Около трех городских зданий были выставлены парные часовые. Поскольку оливково-зеленые шинели еще не были введены в обмундирование штурмовиков, они были в гражданских пальто, на левом рукаве которых виднелись красные повязки со свастикой. На голове были фуражки СА, свидетельствовавшие о их принадлежности к революционному войску. Из-за холода воротники пальто были подняты вверх. Двое часовых около здания неподалеку от городской ратуши прислонили свои винтовки к стене дома и флиртовали с подошедшими к ним женщинами, закурив сигареты, чтобы хоть немного согреться.
Часов в десять вечера мимо них прошел мужчина, член организации «Стальной шлем»[59]. Он подошел к ним и прорычал:
— Деревенщина! Вы что, не знаете, что ни курить, ни тем более флиртовать с бабами часовым не разрешается?!
Услышав властный голос, герои дня бросили недокуренные сигареты и схватили прислоненные винтовки.
Мужчина и женщины тут же исчезли, а часовые строевым шагом отправились к ратуше.

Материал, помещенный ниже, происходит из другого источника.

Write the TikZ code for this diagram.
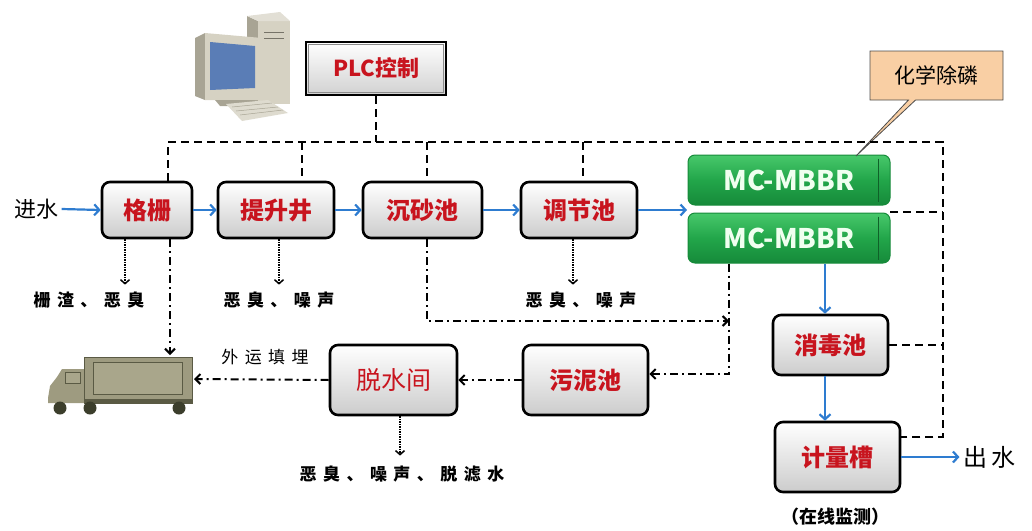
\documentclass[tikz,border=0pt]{standalone}
\usepackage{fontspec}
\setmainfont{Noto Sans CJK SC}
\newfontfamily\spc{Noto Sans CJK SC}[LetterSpace=38]
\usetikzlibrary{arrows.meta,shapes.callouts,calc}
\definecolor{unitred}{HTML}{C8141E}
\definecolor{flowblue}{HTML}{2E7CD0}
\definecolor{mbgreen}{HTML}{22A64A}
\definecolor{mbtop}{HTML}{48C86B}
\definecolor{mbbot}{HTML}{168A3A}
\definecolor{peach}{HTML}{F9CFA4}
\definecolor{truckbody}{HTML}{9E9B80}
\definecolor{truckin}{HTML}{A9A68B}
\definecolor{truckedge}{HTML}{5A5A44}
\definecolor{wheel}{HTML}{3C3E2C}
\definecolor{pcbeige}{HTML}{D6D2C3}
\definecolor{pcshade}{HTML}{A8A494}
\definecolor{screen}{HTML}{5A7DB6}
\begin{document}
\begin{tikzpicture}[x=1pt,y=-1pt,
  unit/.style={draw=black, line width=2.6pt, rounded corners=8pt,
    top color=white, bottom color=black!20, text=unitred,
    font=\fontsize{24}{24}\selectfont\bfseries, inner sep=0pt},
  mbbr/.style={draw=mbbot, line width=1pt, rounded corners=7pt,
    top color=mbtop, bottom color=mbbot, middle color=mbgreen,
    text=green!6!white, font=\fontsize{27}{27}\selectfont\bfseries,
    minimum width=202, minimum height=50, inner sep=0pt},
  note/.style={font=\spc\fontsize{17}{17}\selectfont\bfseries, inner sep=0pt},
  flow/.style={draw=flowblue, line width=2.2pt,
    -{Straight Barb[length=5pt,width=11pt,line width=2.2pt]}},
  ctrl/.style={line width=2pt, dash pattern=on 8pt off 5pt},
  sludge/.style={line width=2pt, dash pattern=on 8pt off 4pt on 2pt off 4pt,
    -{Straight Barb[length=5pt,width=10pt,line width=2pt]}},
  emit/.style={line width=1.5pt, dash pattern=on 1.2pt off 1.3pt,
    -{Straight Barb[length=4pt,width=9pt,line width=1.5pt]}}
]
\useasboundingbox (0,0) rectangle (1032,530);

% ---------- computer ----------
\fill[pcshade] (247,16) -- (258,21) -- (258,104) -- (247,98) -- cycle;
\fill[pcbeige] (258,21) rectangle (290,104);
\fill[pcbeige!70!white] (247,16) -- (280,12) -- (290,21) -- (258,21) -- cycle;
\draw[pcshade!70!black, line width=0.6pt] (264,32) -- (284,32) (264,38) -- (284,38);
\fill[pcshade] (195,38) -- (205,33) -- (205,100) -- (195,96) -- cycle;
\fill[pcbeige] (205,33) -- (262,38) -- (262,100) -- (205,100) -- cycle;
\fill[screen] (210,42) -- (255,46) -- (255,88) -- (210,90) -- cycle;
\fill[pcshade] (215,100) -- (255,100) -- (250,106) -- (220,106) -- cycle;
\fill[pcbeige!80!white] (226,104) -- (268,100) -- (288,113) -- (242,121) -- cycle;
\draw[pcshade, line width=0.5pt] (232,107) -- (272,103) (236,111) -- (278,107) (240,115) -- (283,110);

% ---------- truck ----------
\fill[truckbody] (48,398) -- (50,386) -- (57,377) -- (62,369) -- (86,369) -- (86,403) -- (48,403) -- cycle;
\fill[truckin, draw=truckedge, line width=0.6pt] (65,372) rectangle (80,383);
\fill[truckedge] (84,398) rectangle (193,404);
\fill[truckbody, draw=truckedge, line width=0.8pt] (84,357) rectangle (192,399);
\fill[truckin, draw=truckedge, line width=0.8pt] (93,362) rectangle (182,394);
\fill[wheel] (60,408) circle (6.5) (90,408) circle (6.5) (179,408) circle (6.5);
\coordinate (trucktop) at (170,355);
\coordinate (truckend) at (194,379);

% ---------- control ----------
\node[draw=black, line width=2.8pt, top color=white, bottom color=black!18,
  minimum width=140, minimum height=53, inner sep=0pt, text=unitred,
  font=\fontsize{22}{22}\selectfont\bfseries] (plc) at (376,68.5) {PLC控制};
\draw[black!45, line width=0.8pt] ($(plc.north west)+(4,4)$) rectangle ($(plc.south east)+(-4,-4)$);

% ---------- treatment units ----------
\node (jin) at (36,209) {\fontsize{22}{22}\selectfont 进水};
\node[unit, minimum width=90, minimum height=56] (gs) at (147,210) {格栅};
\node[unit, minimum width=116, minimum height=56] (tsj) at (276,210) {提升井};
\node[unit, minimum width=119, minimum height=56] (csc) at (422.5,210) {沉砂池};
\node[unit, minimum width=116, minimum height=56] (tjc) at (579,210) {调节池};
\node[mbbr] (mbbr1) at (789,180) {MC-MBBR};
\node[mbbr] (mbbr2) at (789,238) {MC-MBBR};
\foreach \b in {mbbr1,mbbr2}
  \draw[mbbot!70!black, line width=0.6pt] ($(\b.north east)+(-12,4)$) -- ($(\b.south east)+(-12,-4)$);
\node[unit, minimum width=115, minimum height=60] (xdc) at (830.5,345) {消毒池};
\node[unit, minimum width=125, minimum height=70] (jlc) at (837.5,457) {计量槽};
\node[unit, minimum width=125, minimum height=70] (wnc) at (585.5,380) {污泥池};
\node[unit, minimum width=127, minimum height=70, font=\fontsize{25}{25}\selectfont] (tsjian) at (393.5,380) {脱水间};
\node (chu) at (989,457) {\fontsize{24}{24}\selectfont 出\,水};
\node[font=\fontsize{18}{18}\selectfont\bfseries] (jc) at (835,517) {（在线监测）};

% ---------- phosphorus dosing ----------
\coordinate (phos) at (856,156);
\node[rectangle callout, draw=gray!60!black, fill=peach, line width=0.8pt,
  callout absolute pointer={(phos)}, minimum width=133, minimum height=49,
  font=\fontsize{21}{21}\selectfont] (phosbox) at (936.5,75.5) {化学除磷};

% ---------- water flow ----------
\coordinate (mbin) at (687,210);
\coordinate (fx) at (825,0);
\draw[flow] (jin.east) -- (gs.west);
\draw[flow] (gs.east) -- (tsj.west);
\draw[flow] (tsj.east) -- (csc.west);
\draw[flow] (csc.east) -- (tjc.west);
\draw[flow] (tjc.east) -- (mbin);
\draw[flow] (fx |- mbbr2.south) -- (fx |- xdc.north);
\draw[flow] (fx |- xdc.south) -- (fx |- jlc.north);
\draw[flow] (jlc.east |- chu.west) -- (chu.west);

% ---------- control lines ----------
\coordinate (t1) at (168,142);
\coordinate (t2) at (302,142);
\coordinate (t3) at (427,142);
\coordinate (t4) at (583,142);
\coordinate (tr) at (943,142);
\coordinate (mj) at (890,212);
\coordinate (jj) at ($(jlc.north east)+(0,16)$);
\draw[ctrl] (plc.south) -- (plc.south |- t1);
\draw[ctrl] (t1 |- gs.north) -- (t1) -- (tr) -- (tr |- jj) -- (jj);
\draw[ctrl] (t2) -- (t2 |- tsj.north);
\draw[ctrl] (t3) -- (t3 |- csc.north);
\draw[ctrl] (t4) -- (t4 |- tjc.north);
\draw[ctrl] (mj) -- (tr |- mj);
\draw[ctrl] (xdc.east) -- (tr |- xdc.east);

% ---------- sludge lines ----------
\coordinate (sv) at (729,321);
\coordinate (sl) at (729,374);
\draw[sludge] (trucktop |- gs.south) -- (trucktop);
\draw[sludge] (t3 |- csc.south) |- (sv);
\draw[sludge] (sl |- mbbr2.south) -- (sl) -- (wnc.east |- sl);
\draw[sludge] (wnc.west) -- (tsjian.east);
\draw[sludge] (tsjian.west) -- (truckend);
\node[note, font=\spc\fontsize{17}{17}\selectfont] (wy) at (265,357) {外运填埋};

% ---------- emissions ----------
\node[note] (e1) at (89,300) {栅渣、恶臭};
\node[note] (e2) at (279,300) {恶臭、噪声};
\node[note] (e3) at (581,300) {恶臭、噪声};
\node[note] (e4) at (402,474) {恶臭、噪声、脱滤水};
\coordinate (c1) at (125,0);
\coordinate (c2) at (279,0);
\coordinate (c3) at (573,0);
\coordinate (c4) at (400,0);
\draw[emit] (c1 |- gs.south) -- ($(c1 |- e1.north)+(0,-7)$);
\draw[emit] (c2 |- tsj.south) -- ($(c2 |- e2.north)+(0,-7)$);
\draw[emit] (c3 |- tjc.south) -- ($(c3 |- e3.north)+(0,-7)$);
\draw[emit] (c4 |- tsjian.south) -- ($(c4 |- e4.north)+(0,-10)$);
\end{tikzpicture}
\end{document}
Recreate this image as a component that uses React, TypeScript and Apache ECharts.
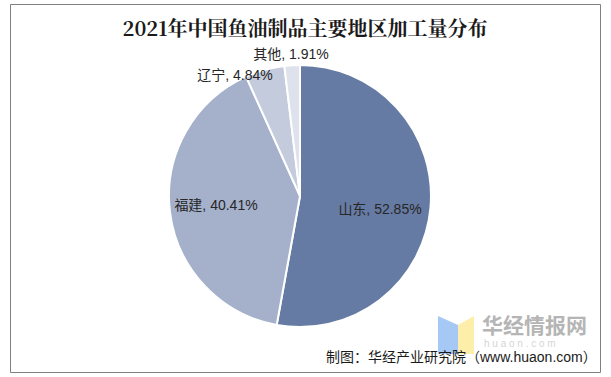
import React, { useEffect, useRef } from "react";
import * as echarts from "echarts";

const titleText = "2021年中国鱼油制品主要地区加工量分布";
const sourceText = "制图：华经产业研究院（www.huaon.com）";
const regions = ["山东", "福建", "辽宁", "其他"];
const shares = [52.85, 40.41, 4.84, 1.91];
const sliceColors = ["#667ba3", "#a5b1cb", "#c3cbdc", "#dde2ec"];
const labelCenters = [[380, 209], [216, 205], [235, 75], [291, 54]];

export default function App() {
  const ref = useRef<HTMLDivElement>(null);
  useEffect(() => {
    const chart = echarts.init(ref.current!, undefined, { renderer: "svg" });
    chart.setOption({
      animation: false,
      backgroundColor: "#ffffff",
      title: {
        text: titleText,
        left: 300,
        top: 12,
        textAlign: "center",
        textStyle: { fontFamily: "'Noto Serif CJK SC','Noto Sans CJK SC',serif", fontSize: 20, fontWeight: "bold", color: "#1a1a1a" },
      },
      graphic: [
        { type: "rect", z: 0, shape: { x: 10.5, y: 4.5, width: 590, height: 368 }, style: { fill: "#fff", stroke: "#808080", lineWidth: 1 } },
        { type: "polygon", z: 10, shape: { points: [[438, 316], [458, 325], [458, 354], [438, 354]] }, style: { fill: "#a6c8f5" } },
        { type: "polygon", z: 10, shape: { points: [[458, 325], [474, 316], [474, 354], [458, 354]] }, style: { fill: "#fdeeaa" } },
        { type: "text", z: 10, style: { text: "华经情报网", x: 482, y: 315, fill: "#b5b5b5", font: "bold 21px 'Liberation Sans','Noto Sans CJK SC'" } },
        { type: "text", z: 10, style: { text: "h u a o n . c o m", x: 484, y: 338, fill: "#d5d5d5", font: "10px 'Liberation Sans'" } },
        { type: "text", z: 11, style: { text: sourceText, x: 326, y: 350, fill: "#1a1a1a", font: "14px 'Liberation Sans','Noto Sans CJK SC'" } },
      ],
      series: [
        {
          type: "pie",
          center: [300, 196],
          radius: [0, 131],
          startAngle: 90,
          clockwise: true,
          silent: true,
          itemStyle: { borderColor: "#fff", borderWidth: 2 },
          label: {
            show: true,
            position: "inside",
            formatter: (p: any) => `${p.name}, ${shares[p.dataIndex].toFixed(2)}%`,
            color: "#262626",
            fontSize: 14,
            fontFamily: "'Liberation Sans','Noto Sans CJK SC',sans-serif",
          },
          labelLine: { show: false },
          labelLayout: (p: any) => ({
            x: labelCenters[p.dataIndex][0],
            y: labelCenters[p.dataIndex][1],
            align: "center",
            verticalAlign: "middle",
          }),
          data: regions.map((name, i) => ({ name, value: shares[i], itemStyle: { color: sliceColors[i] } })),
        },
      ],
    });
    return () => chart.dispose();
  }, []);
  return <div ref={ref} style={{ position: "fixed", left: 0, top: 0, width: 611, height: 377 }} />;
}
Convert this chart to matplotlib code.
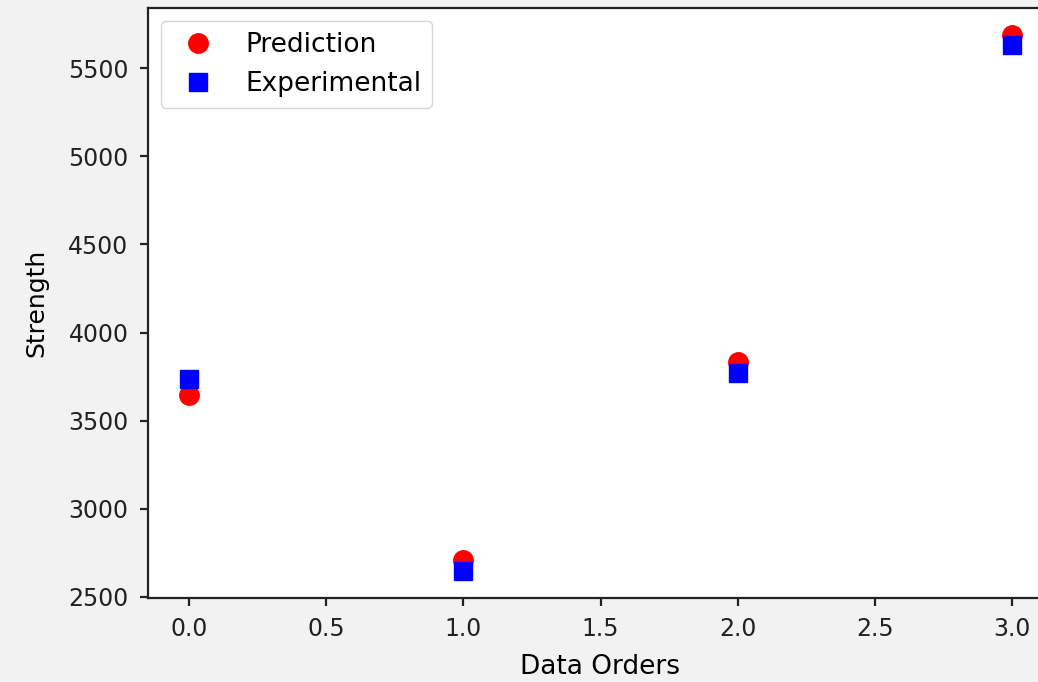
import matplotlib.pyplot as plt

# data
orders = [0, 1, 2, 3]
prediction = [3648, 2710, 3832, 5690]
experimental = [3735, 2645, 3770, 5630]

fig = plt.figure(figsize=(10.38, 6.82), dpi=100, facecolor='#f2f2f2')
ax = fig.add_axes([148 / 1038, 1 - 598 / 682, (1053 - 148) / 1038, (598 - 8) / 682])

ax.plot(orders, prediction, 'ro', markersize=14, label='Prediction')
ax.plot(orders, experimental, 'bs', markersize=13.5, label='Experimental')

ax.set_xlabel("Data Orders", fontsize=19, labelpad=9)
ax.set_ylabel("Strength", fontsize=18, labelpad=14)
for sp in ax.spines.values():
    sp.set_linewidth(1.6)
    sp.set_color('#222222')
ax.tick_params(width=1.6, length=6, pad=8, labelsize=17, colors='#222222')
ax.legend(loc='upper left', fontsize=19, borderaxespad=0.5)

plt.savefig("out.png", dpi=100, facecolor=fig.get_facecolor())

Флаг же, поднятый на флагштоке, был сорван порывами ветра и упал на землю.
Таковы были события первого дня революции…
Раньше в нашем городе был городской совет. Теперь этот институт стал называться «муниципалитет». Не только одежда делает человека, но и слова. Но прежде, чем дела зашли достаточно далеко, произошли два события. Прежде всего, муниципалитет был сформирован в соответствии с результатами мартовских выборов. И он получился недостаточно чистым с расовой точки зрения и не полностью коричневым. В его составе оказались двое черно-бело-красных, двое красных, четверо черных и одиннадцать коричневых[60]
На первом же заседании произошла стычка между черно-бело-красными и черными, сопровождаемая наскоками коричневых. Остальные заявили о своей лояльности. Чтобы избавиться от прежнего главы города, его утвердили почетным мэром. Но это — отдельная история, и не без определенной пикантности.
На втором заседании сказался опыт больших городов: красные были выброшены из состава муниципалитета. И вот как это произошло. Двое красных, один из которых уже отсидел несколько недель в концентрационном лагере, не ответили на приветствие «Хайль Гитлер» принятым жестом. Но если бы они и поступили как остальные, их все равно выставили бы за дверьза лицемерие. Новый мэр обрушил на их голову поток ругательств и потребовал покинуть заседание раз и навсегда для собственного же благополучия. Они забрали свои шляпы и ушли. Советник Элерт, представитель германской национальной партии, имел мужество спросить, на каком основании мэр так поступил. Ему с большим пафосом было разъяснено, что национал-социалистская процедура, будучи революционным актом, не требует объяснений. Кроме того, так сейчас делается повсеместно, а законы, подтверждающие правомерность этого, будут изданы позже. Он должен понимать, что происходит революция, о чем, видимо, некоторые люди забыли.